As the cost of the Persian War has continued to climb, opera companies have had to brace themselves for leaner and much meaner times. Along with their fellow nonprofits in the social services, arts organizations are suffering from the devastating effects of the recession and the recent rise in postal rates. Governor Mario Cuomo recently socked the New York State Council on the Arts with a 56% budget cut. Facing frightening deficits, other states are desperately looking for budgetary line items that can be cut. Support for the arts is an obvious choice.
When Michigan's Governor John Engler proposed to eliminate all state arts grants for the remainder of the fiscal year, Michigan Opera Theater's founder, Dr. David DiChiera, argued that such measures could have a devastating impact on his opera company's ability to garner funding. "Many foundations place a great deal of emphasis on outreach programs. With the elimination of such programs, we may have great difficulty in attracting foundation dollars."
How has the nation's opera community reacted to the task of raising more money from corporations showing diminished profits? How have they met the challenge of trying to shrink their own payrolls without sacrificing their artistic integrity? How have they acknowledged the need to cut back on some of their most ambitious artistic plans?
With fear, loathing and growing concern.
One evening, the board of directors of an opera company in Ohio purportedly voted to shut down operations for several years. Several nights later, key members of the board "mysteriously" managed to develop the funding which would allow the company to keep functioning through the rest of the season. Nevertheless, as one reviews the press releases announcing each company's upcoming repertoire, one sees that the menu keeps heading toward a steady diet of La Boheme, Carmen and Tosca.
The reason is simple. People are scared. They're scared that they won't sell tickets. They're scared because their audiences are suddenly finding themselves with far less discretionary income. They're scared because, with an increasing number of corporate and personal bankruptcies, fundraising is getting tougher than ever. They're scared because their federal, state and municipal governments have fewer dollars to spare for the arts. And with AIDS, the homeless and other social concerns needing more money than ever, there is increasing competition for a shrinking number of donor dollars.
More than anything else, people are scared because they know that, with the crisis in the Persian Gulf ended, Americans must now turn their attention to the nation's economic problems. And, no matter what happens in the White House, some hungry chickens are coming home to roost.
Recently, some artistic administrators voiced deep concerns that many of the huge strides taken toward making opera a popular art form in America (accomplishments gained during the past twenty years) may slowly be erased as the recession worsens. How so? By betting on box office winners, conservative impresarios will restrict their offerings to the meat and potatoes repertoire while outpricing themselves from newer, younger audiences with less disposable income. The result will be a further concentration and ossification of an already aging audience hell-bent on attending traditional repertoire while younger people seek out cheaper and more interesting forms of entertainment in other venues.

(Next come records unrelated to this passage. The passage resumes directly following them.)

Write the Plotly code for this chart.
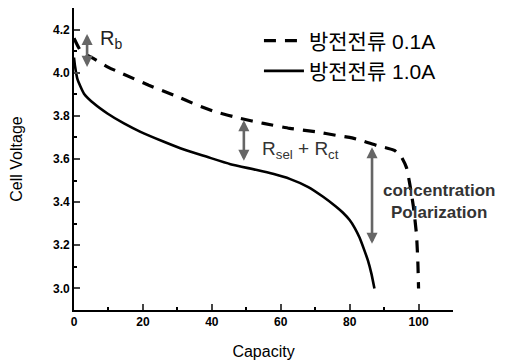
import plotly.graph_objects as go

# Data
cap_01A = [0, 2, 5.6, 10, 14, 21.7, 29, 35.7, 41, 48.3, 55, 62.6, 70.3, 76, 80, 84, 88, 91, 93, 95, 96.5, 97.5, 98.5, 99.4, 99.8, 100]
volt_01A = [4.16, 4.1, 4.066, 4.025, 3.996, 3.942, 3.896, 3.85, 3.819, 3.788, 3.765, 3.742, 3.726, 3.71, 3.70, 3.683, 3.662, 3.65, 3.64, 3.61, 3.56, 3.48, 3.38, 3.25, 3.12, 3.0]

cap_10A = [0, 0.3, 1, 2.9, 5.8, 9.7, 14.5, 19.3, 26.1, 31.9, 38.6, 45.4, 53.1, 58, 62.6, 68, 72.3, 76, 78, 80, 81.5, 82.9, 84.2, 85.3, 86.3, 87.2]
volt_10A = [4.07, 4.03, 3.97, 3.903, 3.857, 3.811, 3.765, 3.726, 3.68, 3.644, 3.61, 3.576, 3.549, 3.53, 3.508, 3.47, 3.425, 3.38, 3.352, 3.317, 3.28, 3.235, 3.18, 3.13, 3.07, 3.0]

series_names = ["방전전류 0.1A", "방전전류 1.0A"]

x_ticks = [0, 20, 40, 60, 80, 100]
y_ticks = [3.0, 3.2, 3.4, 3.6, 3.8, 4.0, 4.2]

# Annotation arrows: (x, y_top, y_bottom)
arrow_x = [3.8, 49.3, 86.5]
arrow_top = [4.18, 3.78, 3.655]
arrow_bottom = [4.02, 3.585, 3.2]

fig = go.Figure()
fig.add_trace(go.Scatter(x=cap_01A, y=volt_01A, mode="lines", name=series_names[0],
                         line=dict(color="black", width=3.2, dash="12px,9px", shape="spline", smoothing=0.5)))
fig.add_trace(go.Scatter(x=cap_10A, y=volt_10A, mode="lines", name=series_names[1],
                         line=dict(color="black", width=2.6, shape="spline", smoothing=0.5)))

for ax_, yt, yb in zip(arrow_x, arrow_top, arrow_bottom):
    fig.add_annotation(x=ax_, y=yt, ax=ax_, ay=yb, xref="x", yref="y", axref="x", ayref="y",
                       showarrow=True, arrowhead=2, arrowsize=0.85, arrowwidth=2.6, arrowcolor="#666666",
                       arrowside="end+start", startarrowhead=2, startarrowsize=0.85, standoff=0, startstandoff=0, text="")

fig.add_annotation(x=7.0, y=4.155, xref="x", yref="y", text="R<sub>b</sub>", showarrow=False,
                   xanchor="left", font=dict(family="Liberation Sans, Arial", size=20, color="#222"))
fig.add_annotation(x=54.0, y=3.64, xref="x", yref="y", text="R<sub>sel</sub> + R<sub>ct</sub>", showarrow=False,
                   xanchor="left", font=dict(family="Liberation Sans, Arial", size=19, color="#333"))
fig.add_annotation(x=106, y=3.405, xref="x", yref="y", text="concentration<br>Polarization", showarrow=False,
                   xanchor="center", font=dict(family="Liberation Sans, Arial", size=17, color="#333", weight="bold"))

# The page body has an 8px margin, so the figure is sized to fit the 515x363 window.
fig.update_layout(
    width=507, height=355,
    margin=dict(l=66, r=62, t=0, b=53),
    plot_bgcolor="white", paper_bgcolor="white",
    font=dict(family="Liberation Sans, Noto Sans CJK KR, Arial", color="black"),
    legend=dict(x=0.488, y=0.959, xanchor="left", yanchor="top", bgcolor="rgba(0,0,0,0)",
                font=dict(size=21, family="Liberation Sans, Noto Sans CJK KR"), itemwidth=40,
                tracegroupgap=0),
    showlegend=True,
)
fig.update_xaxes(range=[0, 110], tickvals=x_ticks, ticks="inside", ticklen=6, tickwidth=1.5, automargin=False,
                 showline=True, linecolor="black", linewidth=1.8, showgrid=False, zeroline=False,
                 minor=dict(dtick=10, ticks="inside", ticklen=3, tickcolor="black"),
                 tickfont=dict(size=12, weight="bold", family="Liberation Sans"),
                 title=dict(text="Capacity", font=dict(size=16), standoff=18))
fig.update_yaxes(range=[2.9, 4.3], tickvals=y_ticks, tickformat=".1f", ticks="inside", ticklen=6, tickwidth=1.5,
                 automargin=False,
                 showline=True, linecolor="black", linewidth=1.8, showgrid=False, zeroline=False,
                 minor=dict(dtick=0.1, ticks="inside", ticklen=3, tickcolor="black"),
                 tickfont=dict(size=12, weight="bold", family="Liberation Sans"),
                 title=dict(text="Cell Voltage", font=dict(size=16), standoff=27))

fig.write_html("out.html")
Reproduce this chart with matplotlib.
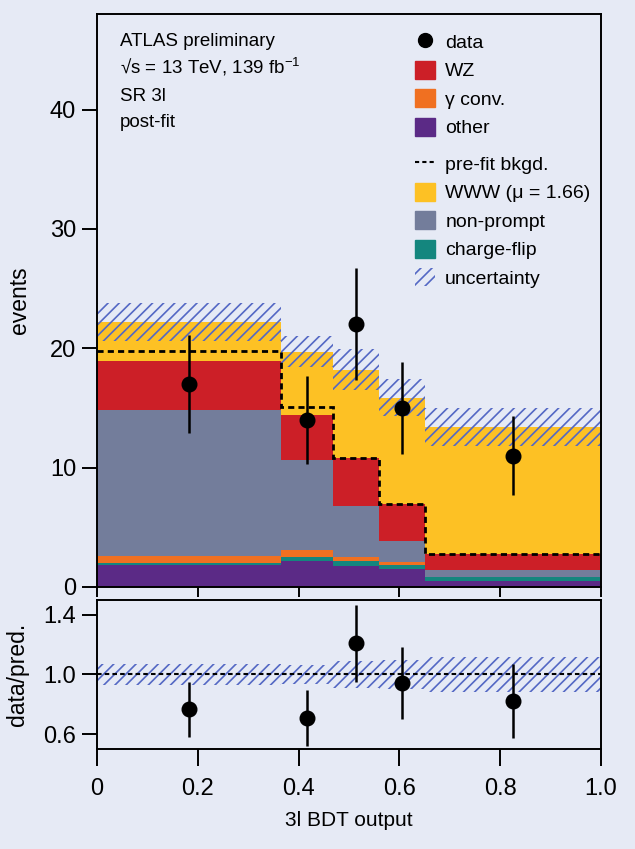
import numpy as np
import matplotlib
matplotlib.use("Agg")
import matplotlib.pyplot as plt
from matplotlib.patches import Patch
from matplotlib.lines import Line2D

# ---------------- data ----------------
bin_edges = [0.0, 0.366, 0.469, 0.559, 0.651, 1.0]
other = [1.82, 2.20, 1.79, 1.51, 0.53]
charge_flip = [0.22, 0.29, 0.41, 0.33, 0.34]
gamma_conv = [0.56, 0.61, 0.29, 0.23, 0.0]
non_prompt = [12.2, 7.5, 4.31, 1.81, 0.56]
wz = [4.1, 3.8, 4.0, 3.05, 1.31]
www = [3.3, 5.3, 7.4, 8.94, 10.66]
prefit_bkg = [19.8, 15.06, 10.8, 6.93, 2.74]
uncertainty = [1.6, 1.3, 1.7, 1.55, 1.6]
data_x = [0.183, 0.4175, 0.514, 0.605, 0.8255]
data_y = [17, 14, 22, 15, 11]
data_err = [4.1, 3.7, 4.7, 3.85, 3.3]
main_yticks = [0, 10, 20, 30, 40]
ratio_yticks = [0.6, 1.0, 1.4]
xticks = [0, 0.2, 0.4, 0.6, 0.8, 1.0]
xtick_labels = ["0", "0.2", "0.4", "0.6", "0.8", "1.0"]

# ---------------- style ----------------
BG = "#e6eaf5"
C_OTHER = "#5b2a86"
C_CF = "#14867e"
C_GC = "#f07021"
C_NP = "#737d9b"
C_WZ = "#cc1f27"
C_WWW = "#fdc124"
C_HATCH = "#5468c4"

plt.rcParams["font.family"] = ["Liberation Sans", "DejaVu Sans"]
plt.rcParams["mathtext.fontset"] = "custom"
plt.rcParams["mathtext.rm"] = "Liberation Sans"
plt.rcParams["mathtext.it"] = "Liberation Sans:italic"
plt.rcParams["hatch.linewidth"] = 1.2

fig = plt.figure(figsize=(6.35, 8.49), dpi=100, facecolor=BG)
ax = fig.add_axes([0.1528, 0.3086, 0.7937, 0.6749], facecolor=BG)
rax = fig.add_axes([0.1528, 0.1178, 0.7937, 0.1755], facecolor=BG)

edges = np.array(bin_edges)
components = [(other, C_OTHER), (charge_flip, C_CF), (gamma_conv, C_GC),
              (non_prompt, C_NP), (wz, C_WZ), (www, C_WWW)]
base = np.zeros(len(other))
for vals, col in components:
    top = base + np.array(vals)
    ax.stairs(top, edges, baseline=base.copy(), fill=True, color=col, lw=0)
    base = top
total = base

unc = np.array(uncertainty)
ax.stairs(total + unc, edges, baseline=total - unc, fill=True, hatch="///",
          facecolor="none", edgecolor=C_HATCH, lw=0)
ax.stairs(prefit_bkg, edges, baseline=None, color="black", lw=2.0,
          linestyle=(0, (2.2, 1.5)))

ax.errorbar(data_x, data_y, yerr=data_err, fmt="o", color="black",
            markersize=10.5, elinewidth=1.8, capsize=0)

ax.set_xlim(0, 1)
ax.set_ylim(0, 48)
ax.set_yticks(main_yticks)
ax.set_xticks(xticks)
ax.tick_params(axis="x", direction="out", length=7, width=1.4, labelbottom=False)
ax.tick_params(axis="y", direction="out", length=11, width=1.4, labelsize=17, pad=4)
for s in ax.spines.values():
    s.set_linewidth(1.4)
ax.set_ylabel("events", fontsize=16.5, labelpad=14)

# text block
ax.text(0.045, 0.944, "ATLAS preliminary", transform=ax.transAxes, fontsize=13.5, va="baseline")
ax.text(0.045, 0.896, "√s = 13 TeV, 139 fb$^{-1}$", transform=ax.transAxes, fontsize=13.5, va="baseline")
ax.text(0.045, 0.848, "SR 3l", transform=ax.transAxes, fontsize=13.5, va="baseline")
ax.text(0.045, 0.803, "post-fit", transform=ax.transAxes, fontsize=13.5, va="baseline")

# legends
h_data = Line2D([0.5, 0.5], [0, 1], marker="o", color="black", markersize=10,
                lw=1.5, linestyle="none")
leg1 = ax.legend(
    [h_data, Patch(color=C_WZ), Patch(color=C_GC), Patch(color=C_OTHER)],
    ["data", "WZ", "γ conv.", "other"],
    loc="upper left", bbox_to_anchor=(0.631, 0.968), frameon=False, fontsize=14,
    handlelength=1.05, handleheight=1.05, handletextpad=0.5, labelspacing=0.45,
    borderpad=0, borderaxespad=0)
ax.add_artist(leg1)
ax.legend(
    [Line2D([], [], color="black", lw=1.5, linestyle=(0, (2, 1.5))),
     Patch(color=C_WWW), Patch(color=C_NP), Patch(color=C_CF),
     Patch(facecolor="none", edgecolor=C_HATCH, hatch="///", lw=0)],
    ["pre-fit bkgd.", "WWW (μ = 1.66)", "non-prompt", "charge-flip", "uncertainty"],
    loc="upper left", bbox_to_anchor=(0.631, 0.755), frameon=False, fontsize=14,
    handlelength=1.05, handleheight=1.05, handletextpad=0.5, labelspacing=0.45,
    borderpad=0, borderaxespad=0)

# ---------------- ratio ----------------
rel = unc / total
rax.stairs(1 + rel, edges, baseline=1 - rel, fill=True, hatch="///",
           facecolor="none", edgecolor=C_HATCH, lw=0)
rax.axhline(1.0, color="black", lw=1.5, linestyle=(0, (2.2, 1.5)))
bin_idx = np.searchsorted(edges, data_x) - 1
ratio = np.array(data_y) / total[bin_idx]
ratio_err = np.array(data_err) / total[bin_idx]
rax.errorbar(data_x, ratio, yerr=ratio_err, fmt="o", color="black",
             markersize=10.5, elinewidth=1.8, capsize=0)
rax.set_xlim(0, 1)
rax.set_ylim(0.5, 1.5)
rax.set_yticks(ratio_yticks)
rax.set_yticklabels(["0.6", "1.0", "1.4"])
rax.set_xticks(xticks)
rax.set_xticklabels(xtick_labels)
rax.tick_params(axis="x", direction="out", length=12, width=1.4, labelsize=17, pad=9)
rax.tick_params(axis="y", direction="out", length=11, width=1.4, labelsize=17, pad=4)
for s in rax.spines.values():
    s.set_linewidth(1.4)
rax.set_ylabel("data/pred.", fontsize=16.5, labelpad=10)
rax.set_xlabel("3l BDT output", fontsize=15, labelpad=8)

fig.align_ylabels([ax, rax])
fig.savefig("out.png", dpi=100, facecolor=BG)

Thankfully, a handful of opera companies with a long history of embracing new works are sticking to their artistic guns. The 1991-92 season will witness important premieres by the San Francisco Opera, Santa Fe Opera, Houston Grand Opera, Los Angeles Music Center Opera, New York City Opera, Minnesota Opera and Lyric Opera of Chicago. Nevertheless, the San Francisco Opera has cut back on the number of productions in its fall season; the Seattle Opera will not perform next August and the Minnesota Opera will not produce its usual summer musical.
Here's where the arts community could take a lesson from the gay community, which was quick to see the handwriting on the wall. With the nation's attention focused on the war in the Persian Gulf, most gay fundraisers reluctantly acknowledged that the public would show little concern for AIDS or other gay-related causes. Following the war's resolution, it became obvious that the media would soon retrench and refocus its attention toward Republican efforts to re-elect George Bush as a war hero.
Meanwhile, the National Endowment for the Arts (which is anticipating budget cuts) does not look like a strong prospect for financial support. Weakened state and municipal governments are cutting back on their support as well. Rather than act as the voice of doom, I tend to concur with Columbia Artists' Matthew Epstein, who refers to history's artistic cycle (in which the last decade of every century marks a tremendous growth in operatic activity in societies undergoing major social change). Epstein is convinced that the United States is where the 20th century's operatic revolution will occur. As bizarre as his prophecy may sound, I couldn't agree with him more.